Photo Illustration by STEPHAN TOLJAN

The last reported incident of a man watching porn on a Howe Library computer was Nov. 12. The students who reported the incident felt uncomfortable with the situation.

Julianne Lesch, Cynic News Reporter

A man watching what some have described as porn in the library left students feeling uncomfortable and confused about how the situation was handled.

On Nov. 12, two students in Howe Library saw a man watching what they thought was porn on a UVM computer.

The students approached a library employee saying they felt uncomfortable, Dean of Libraries Bryn Geffert said.

Though Geffert was not involved with this situation, he  said he heard from his colleagues that everything was resolved.

When asked if the Howe Library has a specific policy against watching porn in the library, Geffert did not directly respond.

“Like most academic libraries, we do not attempt to define the term ‘pornography,’” he said.
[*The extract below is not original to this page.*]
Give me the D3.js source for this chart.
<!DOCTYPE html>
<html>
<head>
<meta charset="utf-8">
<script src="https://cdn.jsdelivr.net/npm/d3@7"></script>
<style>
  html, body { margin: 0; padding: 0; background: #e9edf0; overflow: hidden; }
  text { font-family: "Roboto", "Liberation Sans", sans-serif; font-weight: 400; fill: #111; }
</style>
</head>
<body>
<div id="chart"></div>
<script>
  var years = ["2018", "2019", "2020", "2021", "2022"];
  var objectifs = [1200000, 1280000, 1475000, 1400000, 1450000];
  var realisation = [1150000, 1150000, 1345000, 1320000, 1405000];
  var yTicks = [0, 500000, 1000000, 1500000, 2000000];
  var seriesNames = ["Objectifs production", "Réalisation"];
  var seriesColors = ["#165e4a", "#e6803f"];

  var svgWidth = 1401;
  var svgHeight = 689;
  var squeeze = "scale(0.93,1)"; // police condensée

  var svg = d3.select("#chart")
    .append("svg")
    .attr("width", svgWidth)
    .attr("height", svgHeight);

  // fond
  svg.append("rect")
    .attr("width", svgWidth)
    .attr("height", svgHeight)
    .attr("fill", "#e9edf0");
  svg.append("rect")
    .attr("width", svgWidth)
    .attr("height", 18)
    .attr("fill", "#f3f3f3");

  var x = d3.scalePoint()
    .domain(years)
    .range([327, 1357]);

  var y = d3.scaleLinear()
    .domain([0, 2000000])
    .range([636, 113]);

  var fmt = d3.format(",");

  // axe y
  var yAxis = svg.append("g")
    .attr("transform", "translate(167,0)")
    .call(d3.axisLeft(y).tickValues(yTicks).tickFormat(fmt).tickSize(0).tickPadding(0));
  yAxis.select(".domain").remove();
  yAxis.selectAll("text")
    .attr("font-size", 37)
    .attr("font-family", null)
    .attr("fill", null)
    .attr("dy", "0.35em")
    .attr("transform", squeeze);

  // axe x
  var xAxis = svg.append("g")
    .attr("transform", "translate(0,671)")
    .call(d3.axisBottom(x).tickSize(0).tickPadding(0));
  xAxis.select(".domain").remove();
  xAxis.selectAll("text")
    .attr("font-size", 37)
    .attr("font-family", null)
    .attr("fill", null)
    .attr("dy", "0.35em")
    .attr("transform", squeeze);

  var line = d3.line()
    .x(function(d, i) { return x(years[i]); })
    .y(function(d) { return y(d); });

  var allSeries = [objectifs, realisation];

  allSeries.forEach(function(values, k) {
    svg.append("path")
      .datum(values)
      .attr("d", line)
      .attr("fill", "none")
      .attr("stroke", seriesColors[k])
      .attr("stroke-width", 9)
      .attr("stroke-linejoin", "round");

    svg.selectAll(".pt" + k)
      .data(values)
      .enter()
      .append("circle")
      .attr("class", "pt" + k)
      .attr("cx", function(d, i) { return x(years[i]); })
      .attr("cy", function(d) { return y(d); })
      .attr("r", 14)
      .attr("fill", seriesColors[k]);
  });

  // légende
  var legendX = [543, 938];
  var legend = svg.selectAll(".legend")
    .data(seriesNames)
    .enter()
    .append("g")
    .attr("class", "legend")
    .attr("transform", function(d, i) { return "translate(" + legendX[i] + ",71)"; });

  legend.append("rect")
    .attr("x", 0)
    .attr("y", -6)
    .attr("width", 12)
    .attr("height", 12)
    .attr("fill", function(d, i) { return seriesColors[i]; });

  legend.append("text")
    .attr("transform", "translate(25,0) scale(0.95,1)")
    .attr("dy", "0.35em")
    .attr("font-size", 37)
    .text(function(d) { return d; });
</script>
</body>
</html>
Junior Gretchen Saveson was one of the students who saw an older man watching porn on a computer in the Multimedia Lab, she said.

Saveson and a friend were working on a project in the lab when they both realized a man was watching porn, Saveson said.

“We immediately felt uncomfortable,” Saveson said. “The library is a place where you should be able to focus and feel safe, and I think having people watching porn in the library ruins both of those functions of the library.”

Both students approached the Multimedia Desk to report the man.

A group of library employees then approached the man, with one worker asking him if he was “watching naked people in here,” Saveson said.

The man replied that he was not watching naked people, he was just watching something his friend had sent him, she said.     

The man was then told by an employee that he could not watch anything with naked people in it, Saveson said.

The employees then left the room, with the man working on other work and then shortly leaving.

One employee then reentered the lab, once to ask Saveson if the man had left and then again to ask if what the man was watching was motion or stills, Saveson said.

Saveson said she wished more would have been done, like asking the individual to leave.

“The man wasn’t told to leave or to stop watching porn per say,” Saveson said. “It would have been nice to see real action taken.”

Saveson felt as if the issue was inconclusive, as she still has a lot of questions about the handling of the situation, she said.

“It seems weird that porn can be permissible in the library when loud music and whispers kinda aren’t,” Saveson said. “It just seems like an imbalance there.”

Incidents similar to this are not common, Geffert said.

“It has not happened on my watch before, and some of the colleagues who have been around here tell me that it’s very infrequent and in fact have had trouble remembering any other instances,” Geffert said.

Sophomore Nicole Evans said she would be shocked if she saw someone watching porn in the library.

“Don’t they know that everyone can see you watching something you should watch when you’re alone?” she said.